> _What to produce_
Transcribe all of the material exactly, except for its pictures.
⁂
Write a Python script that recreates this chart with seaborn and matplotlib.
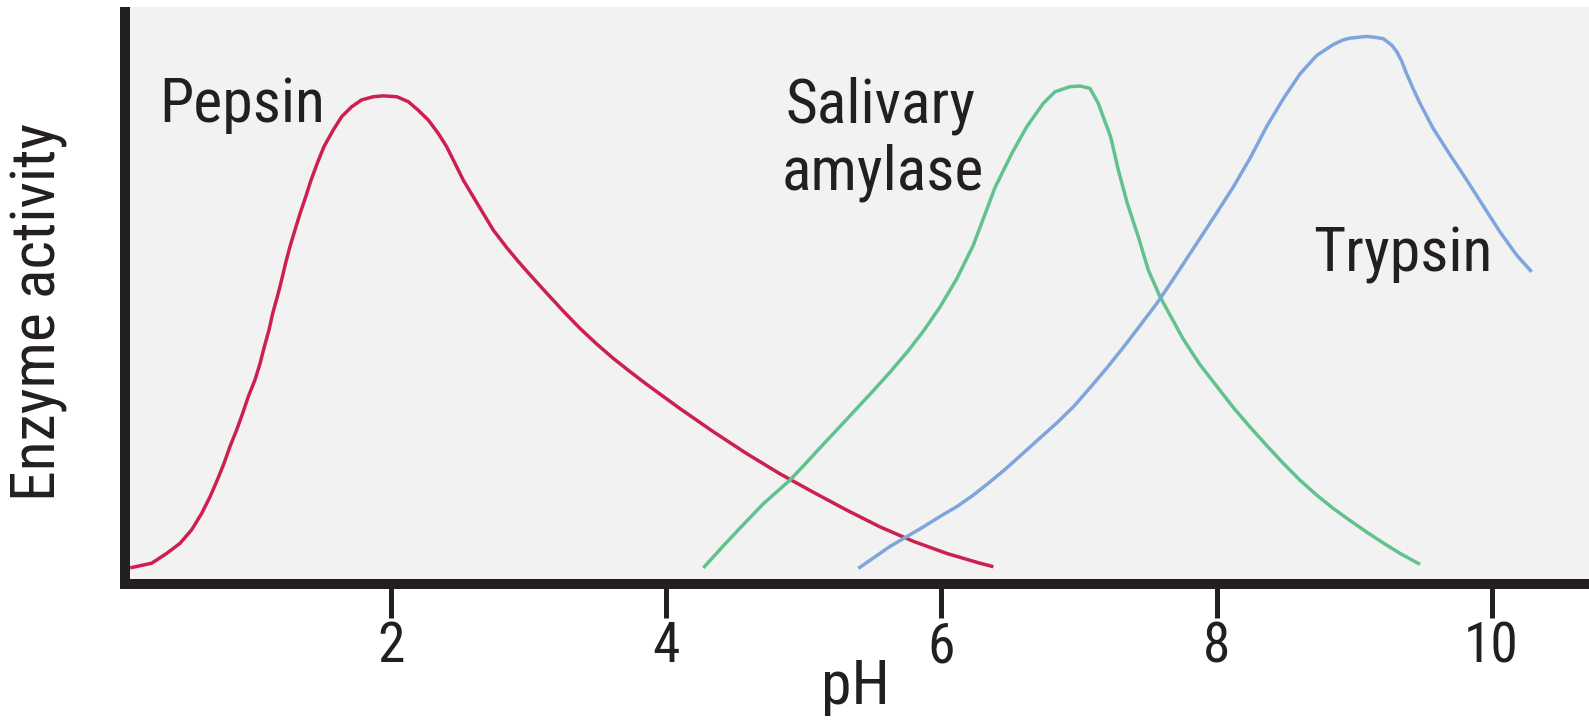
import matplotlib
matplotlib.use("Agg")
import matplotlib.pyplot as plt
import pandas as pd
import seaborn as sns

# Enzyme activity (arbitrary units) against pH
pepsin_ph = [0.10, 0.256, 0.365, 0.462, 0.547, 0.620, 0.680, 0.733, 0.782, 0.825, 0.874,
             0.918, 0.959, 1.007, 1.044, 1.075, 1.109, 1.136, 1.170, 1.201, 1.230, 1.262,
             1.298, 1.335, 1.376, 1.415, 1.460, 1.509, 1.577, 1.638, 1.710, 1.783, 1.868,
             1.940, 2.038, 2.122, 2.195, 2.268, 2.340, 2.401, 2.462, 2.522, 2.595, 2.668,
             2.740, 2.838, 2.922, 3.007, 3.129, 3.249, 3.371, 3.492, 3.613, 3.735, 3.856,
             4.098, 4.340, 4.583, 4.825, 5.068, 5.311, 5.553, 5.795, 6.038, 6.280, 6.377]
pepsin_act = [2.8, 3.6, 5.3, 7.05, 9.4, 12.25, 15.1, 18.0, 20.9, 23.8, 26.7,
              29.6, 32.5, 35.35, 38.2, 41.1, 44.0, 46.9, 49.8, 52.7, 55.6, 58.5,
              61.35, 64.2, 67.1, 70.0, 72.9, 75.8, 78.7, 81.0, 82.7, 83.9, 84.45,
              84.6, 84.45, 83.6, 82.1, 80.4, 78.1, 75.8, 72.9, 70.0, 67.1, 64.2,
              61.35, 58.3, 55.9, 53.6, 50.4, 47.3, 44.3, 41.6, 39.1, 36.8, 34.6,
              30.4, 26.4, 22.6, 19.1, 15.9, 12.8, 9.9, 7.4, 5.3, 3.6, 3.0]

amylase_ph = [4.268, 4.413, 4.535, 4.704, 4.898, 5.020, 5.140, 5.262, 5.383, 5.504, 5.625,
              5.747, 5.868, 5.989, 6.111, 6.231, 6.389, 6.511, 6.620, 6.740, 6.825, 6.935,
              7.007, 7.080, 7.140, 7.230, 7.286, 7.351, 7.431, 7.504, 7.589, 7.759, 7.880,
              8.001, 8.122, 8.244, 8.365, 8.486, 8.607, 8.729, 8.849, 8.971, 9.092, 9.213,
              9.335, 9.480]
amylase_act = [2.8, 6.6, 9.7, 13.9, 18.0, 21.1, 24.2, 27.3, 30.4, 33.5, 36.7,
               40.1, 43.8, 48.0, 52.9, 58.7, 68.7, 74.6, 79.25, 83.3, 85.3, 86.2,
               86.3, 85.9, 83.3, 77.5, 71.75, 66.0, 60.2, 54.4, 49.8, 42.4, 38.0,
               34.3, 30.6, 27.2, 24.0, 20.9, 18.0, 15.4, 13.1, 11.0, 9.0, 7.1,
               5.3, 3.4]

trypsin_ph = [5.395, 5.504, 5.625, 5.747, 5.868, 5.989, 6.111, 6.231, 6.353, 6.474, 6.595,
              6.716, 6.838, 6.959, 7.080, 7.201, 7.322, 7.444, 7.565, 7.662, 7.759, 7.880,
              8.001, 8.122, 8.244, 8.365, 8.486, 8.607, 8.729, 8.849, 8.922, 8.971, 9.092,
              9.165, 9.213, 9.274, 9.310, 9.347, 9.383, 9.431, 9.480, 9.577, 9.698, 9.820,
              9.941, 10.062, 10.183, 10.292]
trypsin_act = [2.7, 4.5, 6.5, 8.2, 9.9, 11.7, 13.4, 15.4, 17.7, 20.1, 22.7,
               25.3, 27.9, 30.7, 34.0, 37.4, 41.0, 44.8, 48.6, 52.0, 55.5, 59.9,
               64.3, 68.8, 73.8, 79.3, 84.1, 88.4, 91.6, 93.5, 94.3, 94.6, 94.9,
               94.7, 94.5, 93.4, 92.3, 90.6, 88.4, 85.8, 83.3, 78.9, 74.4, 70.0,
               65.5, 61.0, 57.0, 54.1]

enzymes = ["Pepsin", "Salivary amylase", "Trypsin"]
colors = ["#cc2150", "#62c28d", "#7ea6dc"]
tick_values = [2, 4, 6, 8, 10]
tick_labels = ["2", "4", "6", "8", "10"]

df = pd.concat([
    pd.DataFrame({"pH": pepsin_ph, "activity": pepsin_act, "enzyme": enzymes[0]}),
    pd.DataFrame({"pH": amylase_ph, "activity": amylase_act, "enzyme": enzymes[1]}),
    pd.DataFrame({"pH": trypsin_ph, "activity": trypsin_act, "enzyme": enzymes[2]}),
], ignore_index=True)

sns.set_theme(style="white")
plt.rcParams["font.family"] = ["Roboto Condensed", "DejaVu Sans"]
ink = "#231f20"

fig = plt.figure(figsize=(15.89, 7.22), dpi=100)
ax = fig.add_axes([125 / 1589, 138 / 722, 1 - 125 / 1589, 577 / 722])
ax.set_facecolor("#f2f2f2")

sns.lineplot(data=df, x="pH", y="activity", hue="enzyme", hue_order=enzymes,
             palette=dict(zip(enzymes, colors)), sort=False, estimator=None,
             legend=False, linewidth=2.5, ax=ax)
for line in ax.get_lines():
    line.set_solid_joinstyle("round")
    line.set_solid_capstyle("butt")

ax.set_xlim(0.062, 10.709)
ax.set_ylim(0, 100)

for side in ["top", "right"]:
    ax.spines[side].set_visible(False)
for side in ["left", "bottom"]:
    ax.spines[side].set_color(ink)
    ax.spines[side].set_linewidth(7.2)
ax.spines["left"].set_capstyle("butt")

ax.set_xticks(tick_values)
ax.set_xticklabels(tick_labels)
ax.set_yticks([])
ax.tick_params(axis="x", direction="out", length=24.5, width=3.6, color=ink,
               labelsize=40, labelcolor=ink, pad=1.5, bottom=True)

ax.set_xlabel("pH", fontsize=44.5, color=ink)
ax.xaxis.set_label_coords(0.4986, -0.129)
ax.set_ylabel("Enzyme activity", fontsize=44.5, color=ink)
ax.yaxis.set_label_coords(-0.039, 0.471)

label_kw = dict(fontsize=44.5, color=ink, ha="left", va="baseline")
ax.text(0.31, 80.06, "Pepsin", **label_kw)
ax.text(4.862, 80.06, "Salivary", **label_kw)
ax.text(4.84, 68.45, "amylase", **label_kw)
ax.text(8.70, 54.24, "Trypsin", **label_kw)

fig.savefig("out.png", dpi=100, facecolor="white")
⁂
> _Correct output_
Write a Python script that recreates this chart with seaborn and matplotlib.
import matplotlib
matplotlib.use("Agg")
import matplotlib.pyplot as plt
import pandas as pd
import seaborn as sns

# Enzyme activity (arbitrary units) against pH
pepsin_ph = [0.10, 0.256, 0.365, 0.462, 0.547, 0.620, 0.680, 0.733, 0.782, 0.825, 0.874,
             0.918, 0.959, 1.007, 1.044, 1.075, 1.109, 1.136, 1.170, 1.201, 1.230, 1.262,
             1.298, 1.335, 1.376, 1.415, 1.460, 1.509, 1.577, 1.638, 1.710, 1.783, 1.868,
             1.940, 2.038, 2.122, 2.195, 2.268, 2.340, 2.401, 2.462, 2.522, 2.595, 2.668,
             2.740, 2.838, 2.922, 3.007, 3.129, 3.249, 3.371, 3.492, 3.613, 3.735, 3.856,
             4.098, 4.340, 4.583, 4.825, 5.068, 5.311, 5.553, 5.795, 6.038, 6.280, 6.377]
pepsin_act = [2.8, 3.6, 5.3, 7.05, 9.4, 12.25, 15.1, 18.0, 20.9, 23.8, 26.7,
              29.6, 32.5, 35.35, 38.2, 41.1, 44.0, 46.9, 49.8, 52.7, 55.6, 58.5,
              61.35, 64.2, 67.1, 70.0, 72.9, 75.8, 78.7, 81.0, 82.7, 83.9, 84.45,
              84.6, 84.45, 83.6, 82.1, 80.4, 78.1, 75.8, 72.9, 70.0, 67.1, 64.2,
              61.35, 58.3, 55.9, 53.6, 50.4, 47.3, 44.3, 41.6, 39.1, 36.8, 34.6,
              30.4, 26.4, 22.6, 19.1, 15.9, 12.8, 9.9, 7.4, 5.3, 3.6, 3.0]

amylase_ph = [4.268, 4.413, 4.535, 4.704, 4.898, 5.020, 5.140, 5.262, 5.383, 5.504, 5.625,
              5.747, 5.868, 5.989, 6.111, 6.231, 6.389, 6.511, 6.620, 6.740, 6.825, 6.935,
              7.007, 7.080, 7.140, 7.230, 7.286, 7.351, 7.431, 7.504, 7.589, 7.759, 7.880,
              8.001, 8.122, 8.244, 8.365, 8.486, 8.607, 8.729, 8.849, 8.971, 9.092, 9.213,
              9.335, 9.480]
amylase_act = [2.8, 6.6, 9.7, 13.9, 18.0, 21.1, 24.2, 27.3, 30.4, 33.5, 36.7,
               40.1, 43.8, 48.0, 52.9, 58.7, 68.7, 74.6, 79.25, 83.3, 85.3, 86.2,
               86.3, 85.9, 83.3, 77.5, 71.75, 66.0, 60.2, 54.4, 49.8, 42.4, 38.0,
               34.3, 30.6, 27.2, 24.0, 20.9, 18.0, 15.4, 13.1, 11.0, 9.0, 7.1,
               5.3, 3.4]

trypsin_ph = [5.395, 5.504, 5.625, 5.747, 5.868, 5.989, 6.111, 6.231, 6.353, 6.474, 6.595,
              6.716, 6.838, 6.959, 7.080, 7.201, 7.322, 7.444, 7.565, 7.662, 7.759, 7.880,
              8.001, 8.122, 8.244, 8.365, 8.486, 8.607, 8.729, 8.849, 8.922, 8.971, 9.092,
              9.165, 9.213, 9.274, 9.310, 9.347, 9.383, 9.431, 9.480, 9.577, 9.698, 9.820,
              9.941, 10.062, 10.183, 10.292]
trypsin_act = [2.7, 4.5, 6.5, 8.2, 9.9, 11.7, 13.4, 15.4, 17.7, 20.1, 22.7,
               25.3, 27.9, 30.7, 34.0, 37.4, 41.0, 44.8, 48.6, 52.0, 55.5, 59.9,
               64.3, 68.8, 73.8, 79.3, 84.1, 88.4, 91.6, 93.5, 94.3, 94.6, 94.9,
               94.7, 94.5, 93.4, 92.3, 90.6, 88.4, 85.8, 83.3, 78.9, 74.4, 70.0,
               65.5, 61.0, 57.0, 54.1]

enzymes = ["Pepsin", "Salivary amylase", "Trypsin"]
colors = ["#cc2150", "#62c28d", "#7ea6dc"]
tick_values = [2, 4, 6, 8, 10]
tick_labels = ["2", "4", "6", "8", "10"]

df = pd.concat([
    pd.DataFrame({"pH": pepsin_ph, "activity": pepsin_act, "enzyme": enzymes[0]}),
    pd.DataFrame({"pH": amylase_ph, "activity": amylase_act, "enzyme": enzymes[1]}),
    pd.DataFrame({"pH": trypsin_ph, "activity": trypsin_act, "enzyme": enzymes[2]}),
], ignore_index=True)

sns.set_theme(style="white")
plt.rcParams["font.family"] = ["Roboto Condensed", "DejaVu Sans"]
ink = "#231f20"

fig = plt.figure(figsize=(15.89, 7.22), dpi=100)
ax = fig.add_axes([125 / 1589, 138 / 722, 1 - 125 / 1589, 577 / 722])
ax.set_facecolor("#f2f2f2")

sns.lineplot(data=df, x="pH", y="activity", hue="enzyme", hue_order=enzymes,
             palette=dict(zip(enzymes, colors)), sort=False, estimator=None,
             legend=False, linewidth=2.5, ax=ax)
for line in ax.get_lines():
    line.set_solid_joinstyle("round")
    line.set_solid_capstyle("butt")

ax.set_xlim(0.062, 10.709)
ax.set_ylim(0, 100)

for side in ["top", "right"]:
    ax.spines[side].set_visible(False)
for side in ["left", "bottom"]:
    ax.spines[side].set_color(ink)
    ax.spines[side].set_linewidth(7.2)
ax.spines["left"].set_capstyle("butt")

ax.set_xticks(tick_values)
ax.set_xticklabels(tick_labels)
ax.set_yticks([])
ax.tick_params(axis="x", direction="out", length=24.5, width=3.6, color=ink,
               labelsize=40, labelcolor=ink, pad=1.5, bottom=True)

ax.set_xlabel("pH", fontsize=44.5, color=ink)
ax.xaxis.set_label_coords(0.4986, -0.129)
ax.set_ylabel("Enzyme activity", fontsize=44.5, color=ink)
ax.yaxis.set_label_coords(-0.039, 0.471)

label_kw = dict(fontsize=44.5, color=ink, ha="left", va="baseline")
ax.text(0.31, 80.06, "Pepsin", **label_kw)
ax.text(4.862, 80.06, "Salivary", **label_kw)
ax.text(4.84, 68.45, "amylase", **label_kw)
ax.text(8.70, 54.24, "Trypsin", **label_kw)

fig.savefig("out.png", dpi=100, facecolor="white")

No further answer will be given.